Leave out the pictures, and retype only the lines from the beginning of the material through the line that contains "select the response", including both.

-- Begin --

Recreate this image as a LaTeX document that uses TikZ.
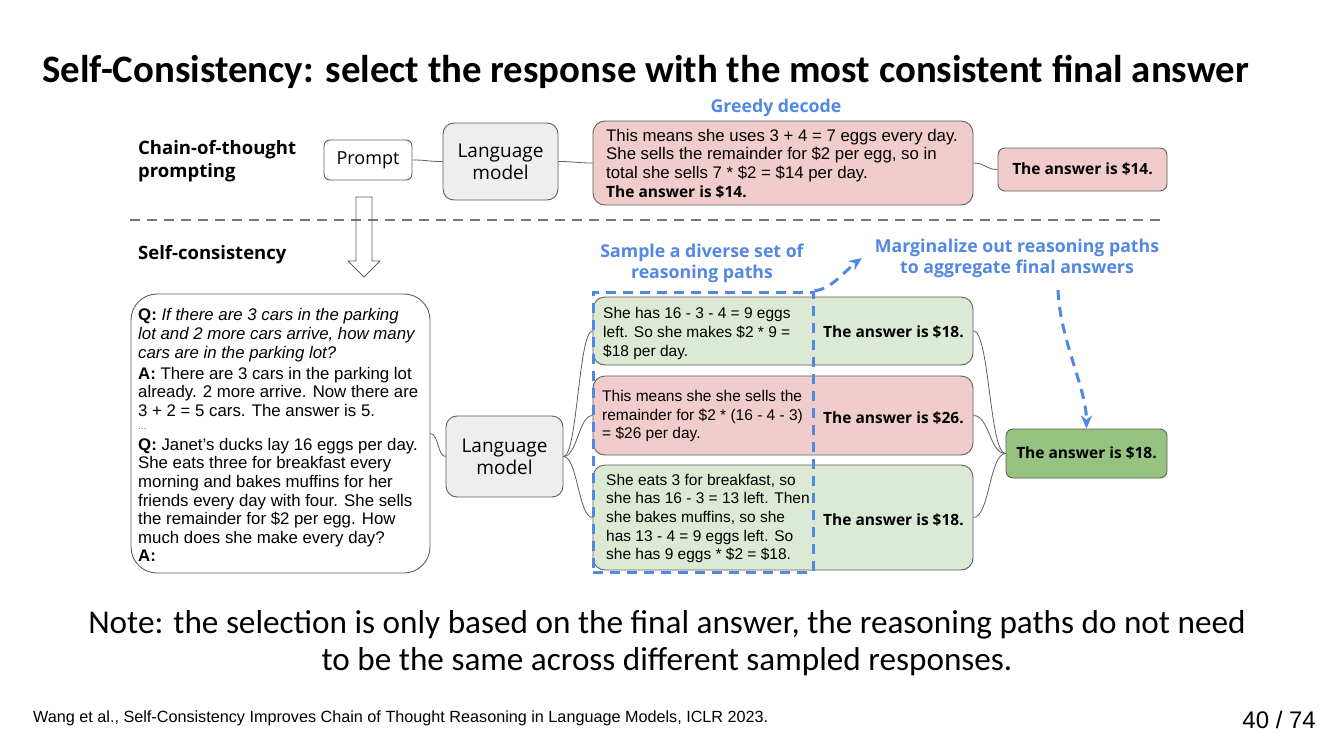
\documentclass[tikz,border=0pt]{standalone}
\usepackage{fontspec}
\setmainfont{Liberation Sans}
\newfontfamily\titlefont{Carlito}
\newfontfamily\labelfont{Open Sans}
\usetikzlibrary{arrows.meta}

\definecolor{pinkfill}{RGB}{240,205,204}
\definecolor{greenfill}{RGB}{220,234,213}
\definecolor{finalgreen}{RGB}{150,196,128}
\definecolor{lmgray}{RGB}{238,238,238}
\definecolor{edge}{RGB}{95,95,95}
\definecolor{accent}{RGB}{82,136,228}

\begin{document}
\begin{tikzpicture}[x=1pt,y=-1pt,
  box/.style={draw=edge, line width=0.9pt, rounded corners=7pt, inner sep=0pt},
  lmbox/.style={box, fill=lmgray, rounded corners=11pt, align=center,
    font=\labelfont\fontsize{19}{22}\selectfont},
  body/.style={font=\fontsize{16.8}{18.6}\selectfont, align=left, inner sep=0pt, anchor=west},
  pathtext/.style={body, font=\fontsize{15.5}{18.7}\selectfont},
  ans/.style={font=\labelfont\bfseries\fontsize{15.5}{18}\selectfont, inner sep=0pt},
  rowlabel/.style={font=\labelfont\bfseries\fontsize{18.5}{22.5}\selectfont, align=left, inner sep=0pt, anchor=west},
  link/.style={draw=edge, line width=0.8pt},
  bluelabel/.style={text=accent, font=\labelfont\bfseries\fontsize{17.7}{21.5}\selectfont, align=center, inner sep=0pt},
  bluedash/.style={draw=accent, line width=3pt, dash pattern=on 10pt off 7pt}]

\useasboundingbox (0,0) rectangle (1334,750);
\fill[white] (0,0) rectangle (1334,750);

% heading
\node[anchor=west, inner sep=0pt, font=\titlefont\bfseries\fontsize{38.8}{44}\selectfont] (title) at (42,72)
  {Self-Consistency: select the response with the most consistent final answer};

% ---------- chain-of-thought row ----------
\node[rowlabel] (cotlabel) at (138,161) {Chain-of-thought\\prompting};
\node[box, minimum width=88pt, minimum height=40pt, rounded corners=6pt,
      font=\labelfont\fontsize{18}{22}\selectfont] (prompt) at (368,160) {Prompt};
\node[lmbox, minimum width=115pt, minimum height=77pt] (lmtop) at (500.5,161.5) {Language\\model};
\node[box, fill=pinkfill, minimum width=380pt, minimum height=84pt, rounded corners=12pt] (greedy) at (783,163) {};
\node[body] (greedytext) at (606,163.5)
  {This means she uses 3 + 4 = 7 eggs every day.\\
   She sells the remainder for \$2 per egg, so in\\
   total she sells 7 * \$2 = \$14 per day.\\
   {\labelfont\bfseries\fontsize{15.5}{18.6}\selectfont The answer is \$14.}};
\node[bluelabel] (greedylabel) at (776,108) {Greedy decode};
\node[box, fill=pinkfill, minimum width=169pt, minimum height=43pt] (ans14) at (1082.5,169.5) {};
\node[ans] (ans14text) at (ans14) {The answer is \$14.};

\draw[link] (prompt.east) .. controls +(16,0) and +(-16,0) .. (lmtop.west);
\draw[link] (lmtop.east) .. controls +(16,0) and +(-16,0) .. (greedy.west);
\draw[link] (greedy.east) .. controls +(12,0) and +(-12,0) .. (ans14.west);

% separator between the two rows
\coordinate (sepL) at (130,220);
\coordinate (sepR) at (1165,220);
\draw[draw=edge!85, line width=2pt, dash pattern=on 10pt off 7pt] (sepL) -- (sepR);

% hollow arrow from the prompt down to the self-consistency prompt
\draw[draw=edge, line width=0.9pt, line join=miter]
  (356,197) -- (372,197) -- (372,261) -- (380,261) -- (364,277) -- (348,261) -- (356,261) -- cycle;

% ---------- self-consistency row ----------
\node[rowlabel] (sclabel) at (138,255) {Self-consistency};

\node[box, minimum width=299pt, minimum height=279pt, rounded corners=26pt] (qbox) at (280.5,433.5) {};
\node[body, anchor=north west] (qtext) at (138,308.5)
  {\textbf{Q:} \textit{If there are 3 cars in the parking}\\
   \textit{lot and 2 more cars arrive, how many}\\
   \textit{cars are in the parking lot?}\\[2.4pt]
   \textbf{A:} There are 3 cars in the parking lot\\
   already. 2 more arrive. Now there are\\
   3 + 2 = 5 cars. The answer is 5.\\
   {\fontsize{10}{10}\selectfont\color{edge}\raisebox{5pt}{...}}\\[-3.2pt]
   \textbf{Q:} Janet’s ducks lay 16 eggs per day.\\
   She eats three for breakfast every\\
   morning and bakes muffins for her\\
   friends every day with four. She sells\\
   the remainder for \$2 per egg. How\\
   much does she make every day?\\
   \textbf{A:}};

\node[lmbox, minimum width=117pt, minimum height=81pt] (lmbot) at (504.5,456.5) {Language\\model};

\node[box, fill=greenfill, minimum width=380pt, minimum height=68pt, rounded corners=12pt] (b1) at (783,331) {};
\node[box, fill=pinkfill, minimum width=380pt, minimum height=79pt, rounded corners=12pt] (b2) at (783,415.5) {};
\node[box, fill=greenfill, minimum width=380pt, minimum height=105pt, rounded corners=12pt] (b3) at (783,517.5) {};

\node[pathtext] (b1text) at (603,333.5)
  {She has 16 - 3 - 4 = 9 eggs\\left. So she makes \$2 * 9 =\\\$18 per day.};
\node[pathtext] (b2text) at (602,416)
  {This means she she sells the\\remainder for \$2 * (16 - 4 - 3)\\= \$26 per day.};
\node[pathtext] (b3text) at (606,518.5)
  {She eats 3 for breakfast, so\\she has 16 - 3 = 13 left. Then\\she bakes muffins, so she\\has 13 - 4 = 9 eggs left. So\\she has 9 eggs * \$2 = \$18.};

\node[ans, anchor=west] (a1) at (823,332) {The answer is \$18.};
\node[ans, anchor=west] (a2) at (823,418) {The answer is \$26.};
\node[ans, anchor=west] (a3) at (823,520) {The answer is \$18.};

\node[box, fill=finalgreen, minimum width=161pt, minimum height=49pt] (final) at (1086.5,453.5) {};
\node[ans] (finaltext) at (final) {The answer is \$18.};

\draw[link] (qbox.east) .. controls +(8,0) and +(-8,0) .. (lmbot.west);
\draw[link] (lmbot.east) .. controls +(14,0) and +(-14,0) .. (b1.west);
\draw[link] (lmbot.east) .. controls +(14,0) and +(-14,0) .. (b2.west);
\draw[link] (lmbot.east) .. controls +(14,0) and +(-14,0) .. (b3.west);
\draw[link] (b1.east) .. controls +(16,0) and +(-16,0) .. (final.west);
\draw[link] (b2.east) .. controls +(16,0) and +(-16,0) .. (final.west);
\draw[link] (b3.east) .. controls +(16,0) and +(-16,0) .. (final.west);

% sampled reasoning paths, framed and marginalized
\node[bluedash, minimum width=220pt, minimum height=280pt, inner sep=0pt] (paths) at (703,432) {};
\node[bluelabel] (samplelabel) at (702,263.5) {Sample a diverse set of\\reasoning paths};
\node[bluelabel] (marglabel) at (1017,258.5) {Marginalize out reasoning paths\\to aggregate final answers};
\coordinate (margtip) at (862,258);
\draw[bluedash, -{Stealth[length=13pt,width=11pt]}]
  (paths.north east) .. controls +(16,0) and +(-14,10) .. (margtip);
\coordinate (margstart) at (1058,290);
\draw[bluedash, -{Stealth[length=13pt,width=11pt]}]
  (margstart) .. controls +(2,50) and +(0,-40) .. (final.north);

% note and footer
\node[align=center, inner sep=0pt, font=\titlefont\fontsize{33.2}{37}\selectfont] (note) at (667,643.5)
  {Note: the selection is only based on the final answer, the reasoning paths do not need\\
   to be the same across different sampled responses.};
\node[anchor=west, inner sep=0pt, font=\fontsize{16.2}{18}\selectfont] (cite) at (33,718)
  {Wang et al., Self-Consistency Improves Chain of Thought Reasoning in Language Models, ICLR 2023.};
\node[anchor=east, inner sep=0pt, font=\fontsize{24}{28}\selectfont] (page) at (1316,720) {40 / 74};
\end{tikzpicture}
\end{document}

-- End --

* [Complete output]
Recreate this image as a LaTeX document that uses TikZ.
\documentclass[tikz,border=0pt]{standalone}
\usepackage{fontspec}
\setmainfont{Liberation Sans}
\newfontfamily\titlefont{Carlito}
\newfontfamily\labelfont{Open Sans}
\usetikzlibrary{arrows.meta}

\definecolor{pinkfill}{RGB}{240,205,204}
\definecolor{greenfill}{RGB}{220,234,213}
\definecolor{finalgreen}{RGB}{150,196,128}
\definecolor{lmgray}{RGB}{238,238,238}
\definecolor{edge}{RGB}{95,95,95}
\definecolor{accent}{RGB}{82,136,228}

\begin{document}
\begin{tikzpicture}[x=1pt,y=-1pt,
  box/.style={draw=edge, line width=0.9pt, rounded corners=7pt, inner sep=0pt},
  lmbox/.style={box, fill=lmgray, rounded corners=11pt, align=center,
    font=\labelfont\fontsize{19}{22}\selectfont},
  body/.style={font=\fontsize{16.8}{18.6}\selectfont, align=left, inner sep=0pt, anchor=west},
  pathtext/.style={body, font=\fontsize{15.5}{18.7}\selectfont},
  ans/.style={font=\labelfont\bfseries\fontsize{15.5}{18}\selectfont, inner sep=0pt},
  rowlabel/.style={font=\labelfont\bfseries\fontsize{18.5}{22.5}\selectfont, align=left, inner sep=0pt, anchor=west},
  link/.style={draw=edge, line width=0.8pt},
  bluelabel/.style={text=accent, font=\labelfont\bfseries\fontsize{17.7}{21.5}\selectfont, align=center, inner sep=0pt},
  bluedash/.style={draw=accent, line width=3pt, dash pattern=on 10pt off 7pt}]

\useasboundingbox (0,0) rectangle (1334,750);
\fill[white] (0,0) rectangle (1334,750);

% heading
\node[anchor=west, inner sep=0pt, font=\titlefont\bfseries\fontsize{38.8}{44}\selectfont] (title) at (42,72)
  {Self-Consistency: select the response with the most consistent final answer};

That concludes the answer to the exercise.